These opening words from Gwen Barlee of the Wilderness Committee which cry out (in my mind at any rate for I don’t speak for the W.C. which certainly doesn’t need my help) for the highest manifestation of protest including civil disobedience:
Tucked away in the wild of northern Vancouver Island, the Kokish River is a treasure for fishers and wilderness lovers alike.
The Kokish River, located 15 km east of Port McNeill on northern Vancouver Island, is threatened by a proposed 45 megawatt hydropower project. The river is renowned for its high fish values including endangered summer and winter runs of steelhead.
Thus has begun yet another rape of a river without any public process at all. The deal requires approval from the Department of Fisheries and Oceans, which is why the Wilderness Committee is calling on citizens to write to them and demand they reject this project that would unquestionably damage important fish habitat.
The proposal is to divert the river through 9 kms of pipe through the generators then back into the river. This river has 2 steelhead runs and all 5 species of Pacific salmon.
Back to Ms. Barlee:
Kwagis Power, owned by Brookfield Renewable Power and the Namgis First Nation, has applied to dam and divert the 11 km river into a 9 km pipe. The federal Department of Fisheries and Oceans (DFO) considers the Kokish to be a high-value river with a sensitive fish population.
The Kokish is a fish-rich river. In addition to the steelhead populations, it is home to five species of wild salmon, coastal cutthroat trout and Dolly Varden.
This is an outrage and it must be stopped.
Let’s remind ourselves what this means.
In the environmental sense, the river will no longer be the home and breeding point for the salmon and trout which rely upon this river. How the hell can you expect anything else to happen? It is indeed “common sense”!
What also happens is the slow death of the river and its ecology which depend upon the fish in the river for its own survival.
On the fiscal side, here is yet another nail in the BC Hydro coffin. It will be required to take this power during the spring run-off when BC Hydro doesn’t need the power, at double+ what it’s worth in the market or use it at many times over what BC Hydro can make for themselves!
Adrian Dix now has a right, and indeed a duty, to speak out loudly and clearly that he and his party condemn this project and that if elected, he will cancel this deal forthwith.
As for the premier and her outfit – who have already approved the project without any public consultation – this demonstrates, as if it were needed, her appalling ignorance of environmental and, indeed, fiscal matters. It also indicates the premier’s lack of courage – she evidently wants no controversial matters to spoil her day, assuming that if she just sticks to photo opportunities, her admitted good looks will sway the voters.

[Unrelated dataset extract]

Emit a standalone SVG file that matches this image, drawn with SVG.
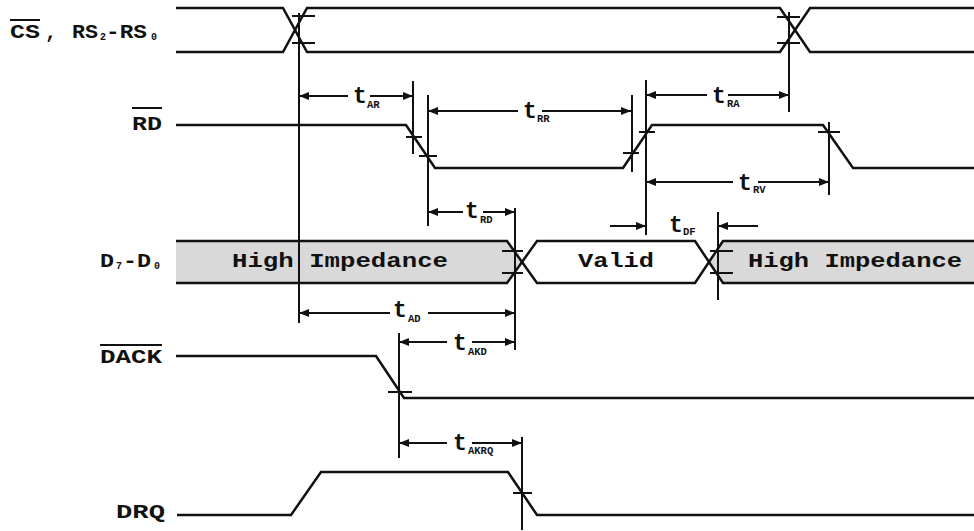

Now she gives us all the finger as she hands over yet another of our rivers to her corporate supporters. (I suppose we should be comforted in the knowledge that the Vancouver Board of Trade always gives her a standing ovation.)
This government has squandered at least 3 billion dollars, tripled our provincial debt and is dumb enough to cost the province $35 million dollars by refusing that sum from Telus who offered that if the dome was called Telus Field.
It has not just shown no interest in the environment, it has encouraged those who would pillage it for profit, to fill their boots.
It has driven BC Hydro into what would be bankruptcy in the private sector and now strikes yet another blow to it by adding the Kokish to the ecological disasters which have been the hallmark of the Campbell/Clark government.
More than fifty organizations and individuals – including NHL star Willie Mitchell and yours truly – have signed onto the Wilderness Committee’s letter calling for DFO to reject the project. They clearly believe that if the public adds its voice to the chorus, there is a real opportunity to make DFO do the right thing.